Desde entonces, el Ayuntamiento ha realizado cuatro ampliaciones, el segunda ya prevista en el proyecto inicial fue hacia 1836, la tercera en 1950-1960. La prolongación de la parte civil, a la izquierda del camposanto se llevó a cabo hacia 1975 y las últimas, a finales del siglo XX. Los espacios para musulmanes, donde se ha sepultado a cuatro personas, y para neonatos se crean a partir del año 2016.

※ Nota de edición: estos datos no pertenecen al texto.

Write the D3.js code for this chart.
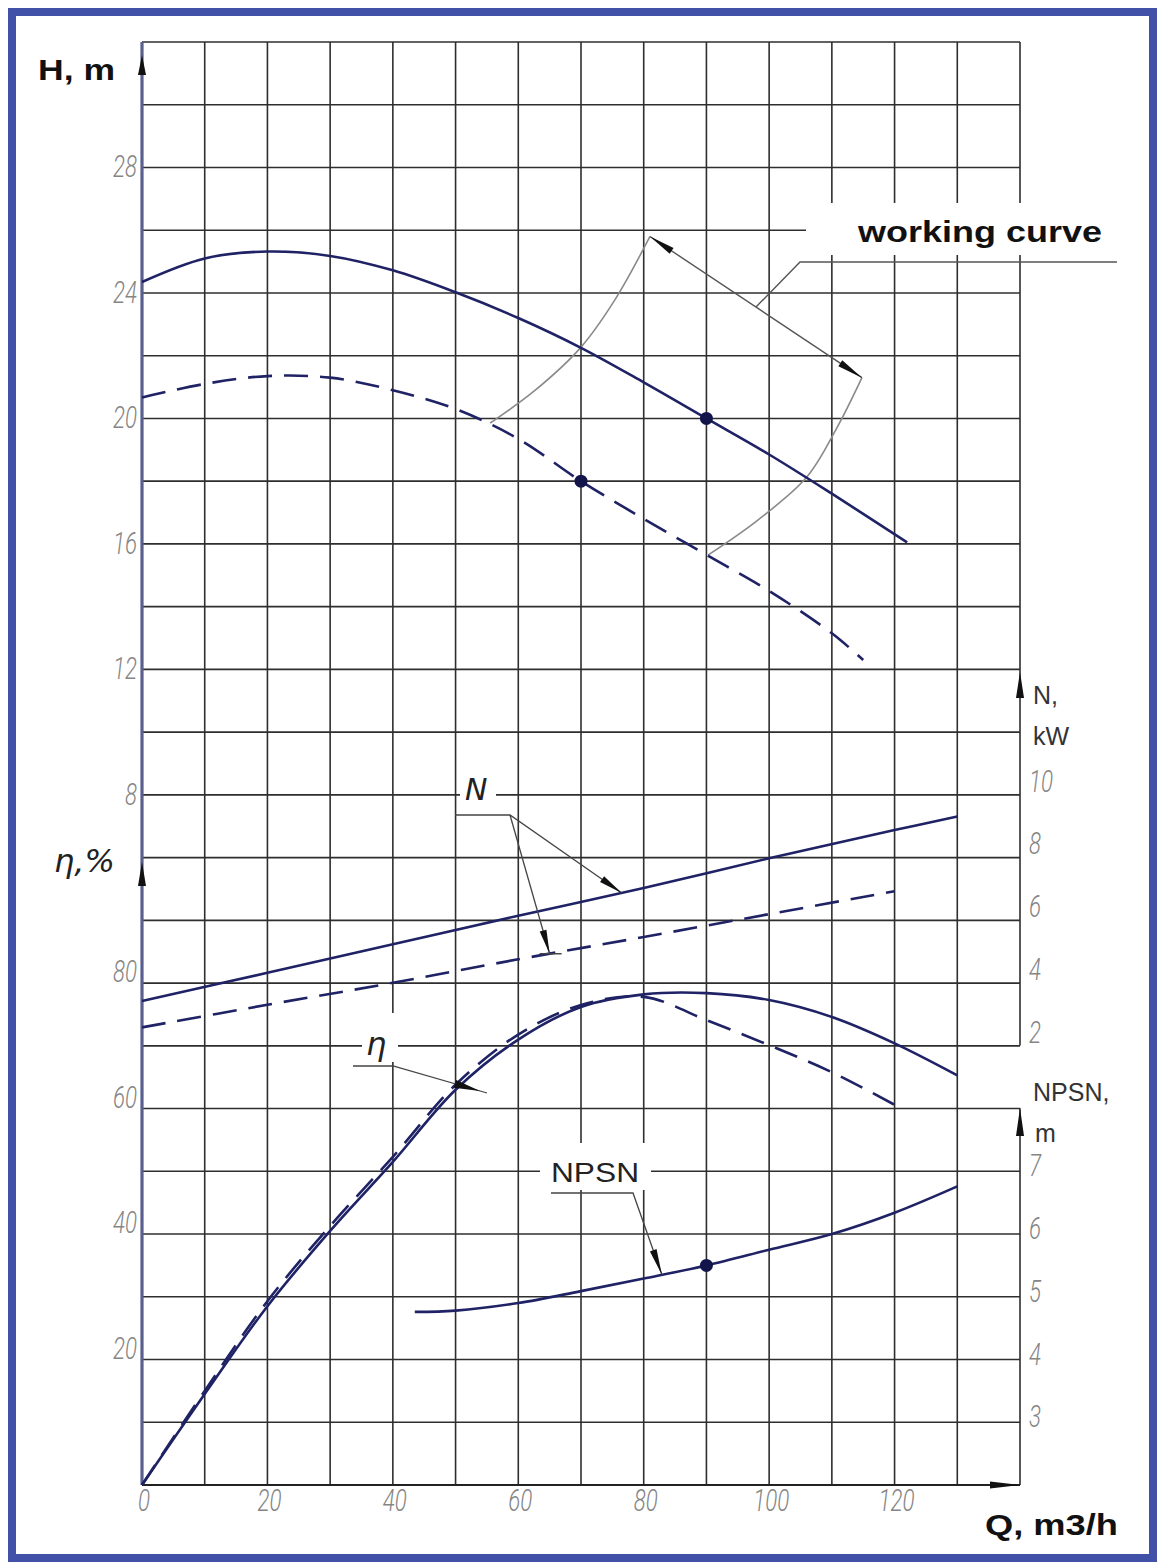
<!DOCTYPE html>
<html>
<head>
<meta charset="utf-8">
<script src="https://cdn.jsdelivr.net/npm/d3@7"></script>
<style>
  body { margin: 0; background: #fff; }
  .tick { font-family: Roboto, "Liberation Sans", sans-serif; font-style: italic; font-weight: 300; fill: #858585; font-size: 31px; }
</style>
</head>
<body>
<div id="chart"></div>
<script>
// tick labels
var qTicks = [0, 20, 40, 60, 80, 100, 120];
var hTicks = [28, 24, 20, 16, 12, 8];
var etaTicks = [80, 60, 40, 20];
var nTicks = [10, 8, 6, 4, 2];
var npshTicks = [7, 6, 5, 4, 3];

// head, working impeller (solid) and trimmed (dashed)
var qHead = [0, 10, 20, 30, 40, 50, 60, 70, 80, 90, 100, 110, 122];
var headFull = [24.35, 25.1, 25.32, 25.18, 24.72, 24.02, 23.2, 22.25, 21.15, 20.0, 18.85, 17.6, 16.05];
var qHeadCut = [0, 10, 20, 30, 40, 50, 60, 70, 80, 90, 100, 110, 115];
var headCut = [20.67, 21.1, 21.35, 21.3, 20.9, 20.3, 19.35, 18.0, 16.8, 15.65, 14.5, 13.15, 12.3];

// power N, kW
var qPower = [0, 20, 40, 60, 80, 100, 120, 130];
var powerFull = [3.42, 4.32, 5.23, 6.14, 7.02, 7.97, 8.87, 9.3];
var qPowerCut = [0, 20, 40, 60, 80, 100, 120];
var powerCut = [2.58, 3.3, 4.0, 4.75, 5.46, 6.19, 6.92];

// efficiency, %
var qEta = [0, 10, 20, 30, 40, 50, 60, 70, 80, 90, 100, 110, 120, 130];
var etaFull = [0, 14.5, 28.5, 40.5, 51.5, 63, 71, 76.2, 78.2, 78.4, 77.3, 74.6, 70.4, 65.3];
var qEtaCut = [0, 10, 20, 30, 40, 50, 60, 70, 80, 90, 100, 110, 120];
var etaCut = [0, 15, 29.3, 41.3, 52.3, 63.8, 71.8, 76.5, 77.8, 74.1, 70.1, 65.8, 60.6];

// NPSH, m
var qNpsh = [43.5, 50, 60, 70, 80, 90, 100, 110, 120, 130];
var npsh = [4.76, 4.78, 4.9, 5.09, 5.29, 5.5, 5.75, 6.0, 6.34, 6.76];

// duty points
var headPoints = [[90, 20], [70, 18]];
var npshPoints = [[90, 5.5]];

// working range boundaries (Q, H)
var qBoundLeft = [55.5, 62.7, 69.9, 75.4, 81];
var hBoundLeft = [19.85, 20.9, 22.25, 23.78, 25.8];
var qBoundRight = [90.3, 98.2, 106, 110.8, 114.8];
var hBoundRight = [15.65, 16.76, 18.13, 19.7, 21.3];

var W = 1161, H = 1564;
var svg = d3.select("#chart").append("svg").attr("width", W).attr("height", H);

var x = d3.scaleLinear().domain([0, 140]).range([142, 1020]);
var yH = d3.scaleLinear().domain([-14, 32]).range([1485, 42]);
var yEta = d3.scaleLinear().domain([0, 100]).range([1485, 857.6]);
var yN = d3.scaleLinear().domain([0, 10]).range([1108.3, 794.6]);
var yNp = d3.scaleLinear().domain([2, 7]).range([1485, 1171.3]);

var ink = "#1f2264";
var gridCol = "#2e2e2e";

// outer blue frame
svg.append("rect").attr("x", 12).attr("y", 12).attr("width", 1141).attr("height", 1546)
  .attr("fill", "none").attr("stroke", "#4251a8").attr("stroke-width", 8);

// grid
var g = svg.append("g");
d3.range(0, 131, 10).forEach(function (q) {
  g.append("line").attr("x1", x(q)).attr("x2", x(q)).attr("y1", 42).attr("y2", 1485)
    .attr("stroke", gridCol).attr("stroke-width", 1.6);
});
// right border: N axis and NPSH axis
g.append("line").attr("x1", x(140)).attr("x2", x(140)).attr("y1", 42).attr("y2", yN(2))
  .attr("stroke", gridCol).attr("stroke-width", 1.6);
g.append("line").attr("x1", x(140)).attr("x2", x(140)).attr("y1", yN(0)).attr("y2", 1485)
  .attr("stroke", gridCol).attr("stroke-width", 1.6);
d3.range(-14, 33, 2).forEach(function (h) {
  g.append("line").attr("x1", x(0)).attr("x2", x(140)).attr("y1", yH(h)).attr("y2", yH(h))
    .attr("stroke", gridCol).attr("stroke-width", 1.6);
});

// white boxes behind the callout labels
var boxes = [[806, 203, 320, 52], [460, 772, 36, 34], [362, 1013, 36, 49], [540, 1143, 111, 47]];
boxes.forEach(function (b) {
  svg.append("rect").attr("x", b[0]).attr("y", b[1]).attr("width", b[2]).attr("height", b[3]).attr("fill", "#fff");
});

// main axes
svg.append("line").attr("x1", x(0)).attr("x2", x(0)).attr("y1", 42).attr("y2", 1485)
  .attr("stroke", "#5a5f8e").attr("stroke-width", 3.2);
svg.append("line").attr("x1", x(0)).attr("x2", x(140)).attr("y1", 1485).attr("y2", 1485)
  .attr("stroke", "#222").attr("stroke-width", 2.2);

function arrow(tx, ty, ang, len, hw, col) {
  var c = Math.cos(ang), s = Math.sin(ang);
  var bx = tx - c * len, by = ty - s * len;
  var p = [[tx, ty], [bx - s * hw, by + c * hw], [bx + s * hw, by - c * hw]];
  svg.append("path").attr("d", "M" + p.join("L") + "Z").attr("fill", col || "#111");
}
var up = -Math.PI / 2;
arrow(x(0), 55, up, 20, 4);
arrow(x(0), 862, up, 24, 4);
arrow(x(140), 672, up, 26, 4);
arrow(x(140), 1108, up, 28, 4);
arrow(x(140), 1485, 0, 30, 3.5);

// tick labels, narrow italic drafting style
function tickText(data, fx, fy, anchor) {
  svg.append("g").selectAll("text").data(data).enter().append("text").attr("class", "tick")
    .attr("text-anchor", anchor)
    .attr("transform", function (d) { return "translate(" + fx(d) + "," + fy(d) + ") scale(0.72,1)"; })
    .text(function (d) { return d; });
}
tickText(qTicks, function (d) { return x(d) + 2; }, function () { return 1511; }, "middle");
tickText(hTicks, function () { return 137; }, function (d) { return yH(d) + 10; }, "end");
tickText(etaTicks, function () { return 137; }, function (d) { return yEta(d) - 1; }, "end");
tickText(nTicks, function () { return 1029; }, function (d) { return yN(d) - 3; }, "start");
tickText(npshTicks, function () { return 1029; }, function (d) { return yNp(d) + 5; }, "start");

// axis titles
var bold = "'Liberation Sans', Arial, sans-serif";
svg.append("text").attr("x", 38).attr("y", 80).attr("font-family", bold).attr("font-weight", "bold")
  .attr("font-size", 29).attr("textLength", 77).attr("lengthAdjust", "spacingAndGlyphs").attr("fill", "#111").text("H, m");
svg.append("text").attr("x", 985).attr("y", 1535).attr("font-family", bold).attr("font-weight", "bold")
  .attr("font-size", 29).attr("textLength", 133).attr("lengthAdjust", "spacingAndGlyphs").attr("fill", "#111").text("Q, m3/h");
svg.append("text").attr("x", 54).attr("y", 872).attr("font-family", "'DejaVu Sans', sans-serif").attr("font-style", "italic")
  .attr("font-size", 32).attr("fill", "#222").text("η,%");
[["N,", 1033, 704], ["kW", 1033, 745], ["NPSN,", 1033, 1101], ["m", 1035, 1142]].forEach(function (t) {
  svg.append("text").attr("x", t[1]).attr("y", t[2]).attr("font-family", bold)
    .attr("font-size", 25).attr("fill", "#333").text(t[0]);
});

// working range boundaries and dimension
function pts(qs, vs, ys) { return qs.map(function (q, i) { return [x(q), ys(vs[i])]; }); }
var line = d3.line().curve(d3.curveCatmullRom.alpha(0.5));
svg.append("path").attr("d", line(pts(qBoundLeft, hBoundLeft, yH))).attr("fill", "none").attr("stroke", "#8a8a8a").attr("stroke-width", 1.6);
svg.append("path").attr("d", line(pts(qBoundRight, hBoundRight, yH))).attr("fill", "none").attr("stroke", "#8a8a8a").attr("stroke-width", 1.6);
var d1 = [x(qBoundLeft[4]), yH(hBoundLeft[4])], d2 = [x(qBoundRight[4]), yH(hBoundRight[4])];
svg.append("line").attr("x1", d1[0]).attr("y1", d1[1]).attr("x2", d2[0]).attr("y2", d2[1]).attr("stroke", "#555").attr("stroke-width", 1.4);
var dang = Math.atan2(d2[1] - d1[1], d2[0] - d1[0]);
arrow(d1[0], d1[1], dang + Math.PI, 26, 3.5);
arrow(d2[0], d2[1], dang, 26, 3.5);
var dm = [d1[0] + (d2[0] - d1[0]) * 0.5, d1[1] + (d2[1] - d1[1]) * 0.5];
svg.append("path").attr("d", "M" + dm + "L800,262L1117,262").attr("fill", "none").attr("stroke", "#555").attr("stroke-width", 1.4);
svg.append("text").attr("x", 858).attr("y", 242).attr("font-family", bold)
  .attr("font-weight", "bold").attr("font-size", 30).attr("textLength", 244).attr("lengthAdjust", "spacingAndGlyphs")
  .attr("fill", "#111").text("working curve");

// curves
function curve(qs, vs, ys, dashed) {
  svg.append("path").attr("d", line(pts(qs, vs, ys))).attr("fill", "none").attr("stroke", ink)
    .attr("stroke-width", 2.6).attr("stroke-dasharray", dashed ? "24,12" : null);
}
curve(qHead, headFull, yH, false);
curve(qHeadCut, headCut, yH, true);
curve(qPower, powerFull, yN, false);
curve(qPowerCut, powerCut, yN, true);
curve(qEta, etaFull, yEta, false);
curve(qEtaCut, etaCut, yEta, true);
curve(qNpsh, npsh, yNp, false);

svg.selectAll(".hp").data(headPoints).enter().append("circle")
  .attr("cx", function (d) { return x(d[0]); }).attr("cy", function (d) { return yH(d[1]); }).attr("r", 6.5).attr("fill", "#12144a");
svg.selectAll(".np").data(npshPoints).enter().append("circle")
  .attr("cx", function (d) { return x(d[0]); }).attr("cy", function (d) { return yNp(d[1]); }).attr("r", 6.5).attr("fill", "#12144a");

// callouts
function interp(qs, vs, q) {
  return d3.scaleLinear().domain(qs).range(vs)(q);
}
var lead = "#444";
// N
svg.append("text").attr("x", 465).attr("y", 800).attr("font-family", "'DejaVu Sans', sans-serif").attr("font-style", "italic")
  .attr("font-size", 30).attr("fill", "#222").text("N");
var nTip1 = [x(76.5), yN(interp(qPower, powerFull, 76.5))];
var nTip2 = [x(65), yN(interp(qPowerCut, powerCut, 65))];
svg.append("path").attr("d", "M455,815L510,815L" + nTip1).attr("fill", "none").attr("stroke", lead).attr("stroke-width", 1.3);
svg.append("path").attr("d", "M510,815L" + nTip2).attr("fill", "none").attr("stroke", lead).attr("stroke-width", 1.3);
arrow(nTip1[0], nTip1[1], Math.atan2(nTip1[1] - 815, nTip1[0] - 510), 24, 3.5);
arrow(nTip2[0], nTip2[1], Math.atan2(nTip2[1] - 815, nTip2[0] - 510), 24, 3.5);
svg.append("line").attr("x1", nTip2[0] - 10).attr("x2", nTip2[0] + 12).attr("y1", nTip2[1]).attr("y2", nTip2[1]).attr("stroke", lead).attr("stroke-width", 1.5);
// eta
svg.append("text").attr("x", 366).attr("y", 1055).attr("font-family", "'DejaVu Sans', sans-serif").attr("font-style", "italic")
  .attr("font-size", 32).attr("fill", "#222").text("η");
svg.append("path").attr("d", "M353,1066L393,1066L487,1093").attr("fill", "none").attr("stroke", lead).attr("stroke-width", 1.3);
arrow(480, 1091, Math.atan2(27, 94), 26, 4);
// NPSN
svg.append("text").attr("x", 551).attr("y", 1182).attr("font-family", bold)
  .attr("font-size", 27).attr("textLength", 88).attr("lengthAdjust", "spacingAndGlyphs").attr("fill", "#222").text("NPSN");
var pTip = [x(82.9), yNp(interp(qNpsh, npsh, 82.9))];
svg.append("path").attr("d", "M551,1193L633,1193L" + pTip).attr("fill", "none").attr("stroke", lead).attr("stroke-width", 1.3);
arrow(pTip[0], pTip[1], Math.atan2(pTip[1] - 1193, pTip[0] - 633), 26, 3.5);
</script>
</body>
</html>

Seis funcionarios municipales, enterradores o conserjes, atienden entre dos y tres inhumaciones diarias, en turnos de cuatro personas el fin de semana, y mantienen las instalaciones. Podrían recorrer con los ojos cerrados cada rincón del camposanto del que conocen anécdotas, como la caída de aquel rayo sobre un ciprés a mediados del siglo XX que pulverizó el árbol y se llevó la vida de tres enterradores que se resguardaron debajo.

Los ilustres

Por supuesto, conocen el origen de las capillas de familias zamoranas que destacan entre las sepulturas de lápida o de tierra, así como aquellas que guardan los restos de los más ilustres zamoranos como el poeta Claudio Rodríguez, los artistas como Ramón Álvarez, Eduardo Barrón o Ramón Abrantes, la del intelectual Agustín García Calvo o la de la conocida zamorana Amparo Barayón, esposa de Ramón J. Sénder, asesinada por su ideología por la dictadura de Franco.

El Ayuntamiento también ha creado en estos últimos años una capilla de ilustres zamoranos donde las familias de personas destacadas de la provincia pueden elegir depositar los restos.